末次平蔵は、海外交易を続けたくてオランダの要求を受け入れては日本の体面が潰れ、幕府の威光に傷が付くとして猛反対した。
徳川幕府は、要求受諾の穏健派と断固拒否の強硬派が対立して決を出せなかった。
ヌイツ特使は、要求を無条件で呑まない日本人を土人と軽蔑して引き上げた。
1627年 末次平蔵は、自由貿易を意地でも守る為に日本船を台湾に送った。
台湾のヌイツは、前年の報復として日本船を港に抑留し、日本人船員を軟禁した。
1628年 抑留された日本船の日本人船長は、台湾を脱出して日本に帰国して幕府に顛末を報告した。
末次平蔵は、理不尽なオランダに激怒して復讐を計画し、長崎の町人・濱田弥兵衛に相談した。
濱田弥兵衛は、大阪で台湾行きの兵を集め、大砲数門と火縄銃200挺を準備して、人員470人を軍船2隻に乗せて台湾に向かった。
ヌイツは、日本の軍船2隻と戦うのは不利と判断して、姦計を持って濱田弥兵衛を捕縛し、日本軍船に兵を送り込んで武装を解除させた。

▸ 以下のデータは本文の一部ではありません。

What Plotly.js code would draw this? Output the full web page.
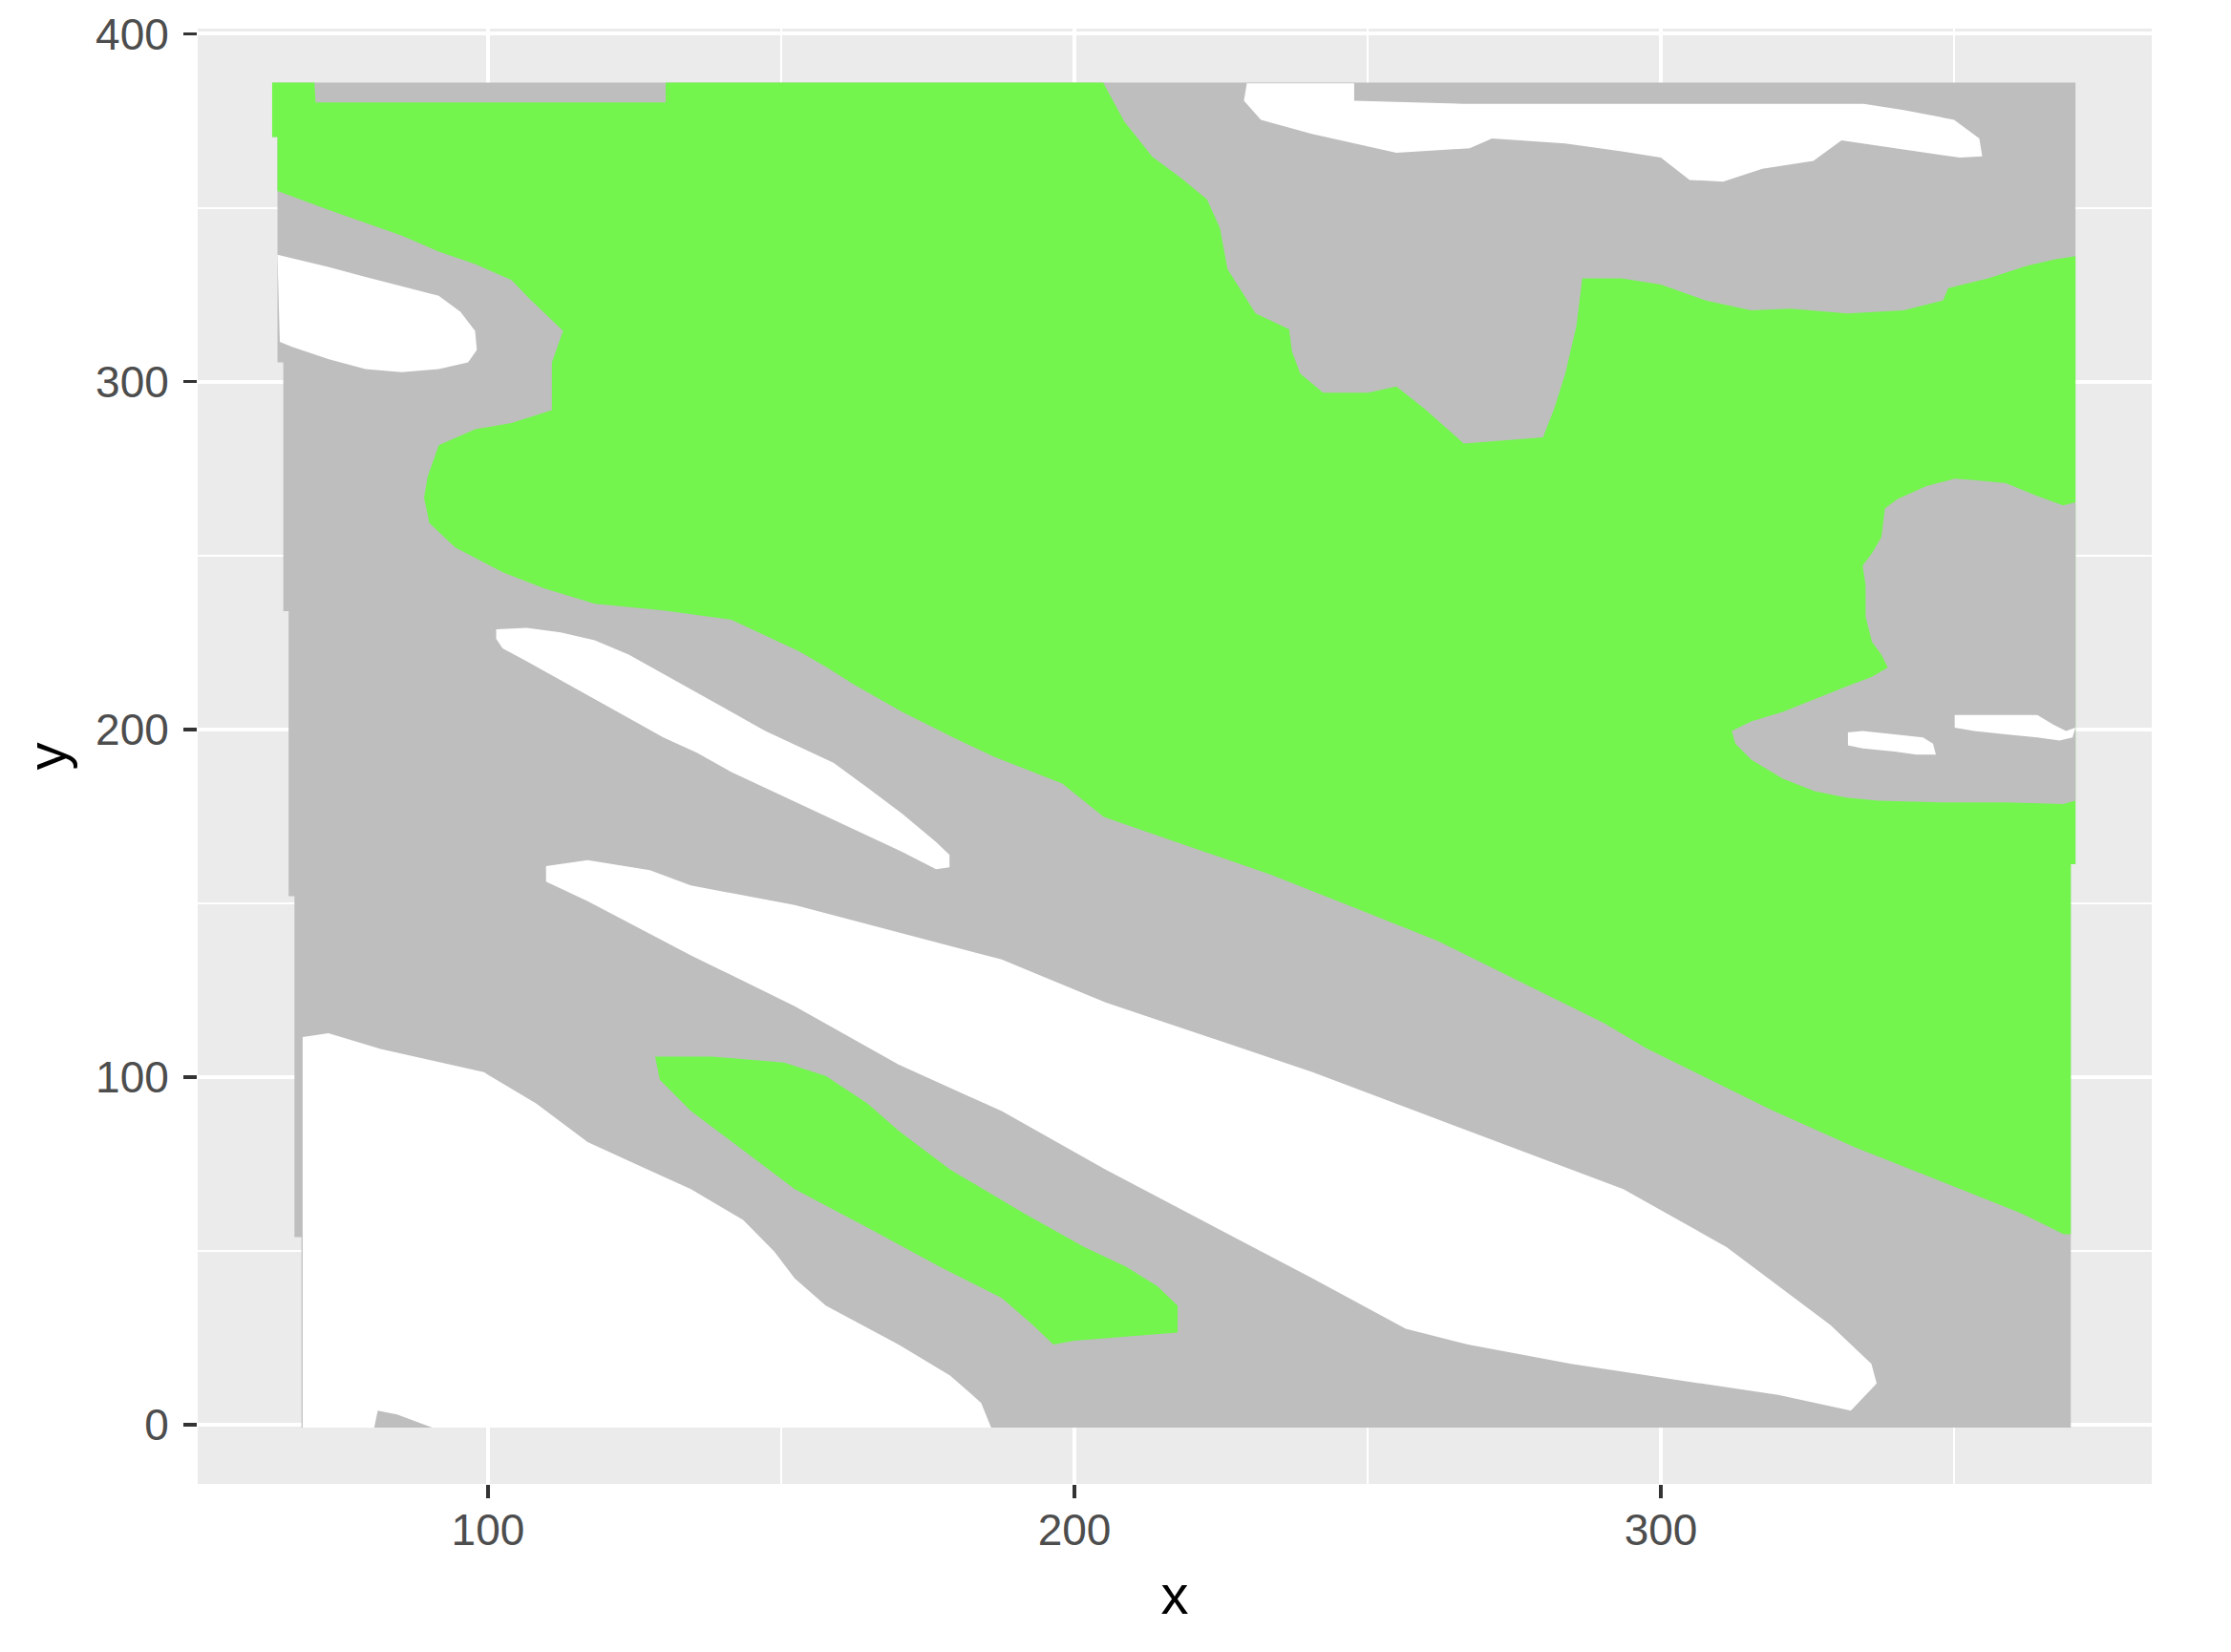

濱田弥兵衛は、談判の場でヌイツの油断を見逃さず逆襲してヌイツを捕らえ、6日間談判した。
ヌイツは、息子を含む5人のオランダ人を人質とし多額の賠償金を払う事を承諾した。
濱田弥兵衛らは、5人の人質と賠償金を得て帰国し、末次平蔵に報告した。
徳川幕府は、濱田弥兵衛の行為を正当なものと認め、オランダへの制裁処置として平戸での交易を禁止すると通告した。
オランダ総督クーンは、徳川幕府の強硬姿勢に驚き謝罪の為の特使を送った。
末次平蔵は、対蘭強硬政策を主張し、台湾の2つの要塞は交易の障碍になる為に、日本側に引き渡すか破壊する事を求めた。
オランダにとって、2つの要塞を失うことは台湾統治の崩壊につながるとして拒否した。
日蘭交渉は、不調に終わった。
1629年 クーン総督は、ジャワ島のイスラム教マタラム王国の襲撃を受け逃げたが、病で死亡した。
1630年 徳川幕府は、対蘭強硬派の末次平蔵が死亡した事で外交方針を穏健政策に切り替えると共に、海外で日本人が受ける被害と起こす犯罪を防ぐ為の海禁政策を取る事にした。
オランダは、日本貿易を再開する為に、事件の首謀者であったヌイツを日本側に引き渡した。
1631年 徳川幕府は、オランダが譲歩し恭順の意を表した事で両国の交易再開を許可し、台湾におけるオランダの統治権を認めた。
日本は、海外に於ける領地拡大及び植民地獲得という野心がなかった為に、台湾領有権と海外で活躍する日本人の保護権を放棄した。
日本人は、島国に閉じ籠もって安穏とし、外敵から生活の場が危害を加えられない限り国外に関心を持たず、ゆえに海外に飛躍して他国人と競って利益を得ようという意慾も皆無であった。
1654年 英蘭戦争。
1667年 第二次英蘭戦争。フレダ和平条約。アンボイナの和解。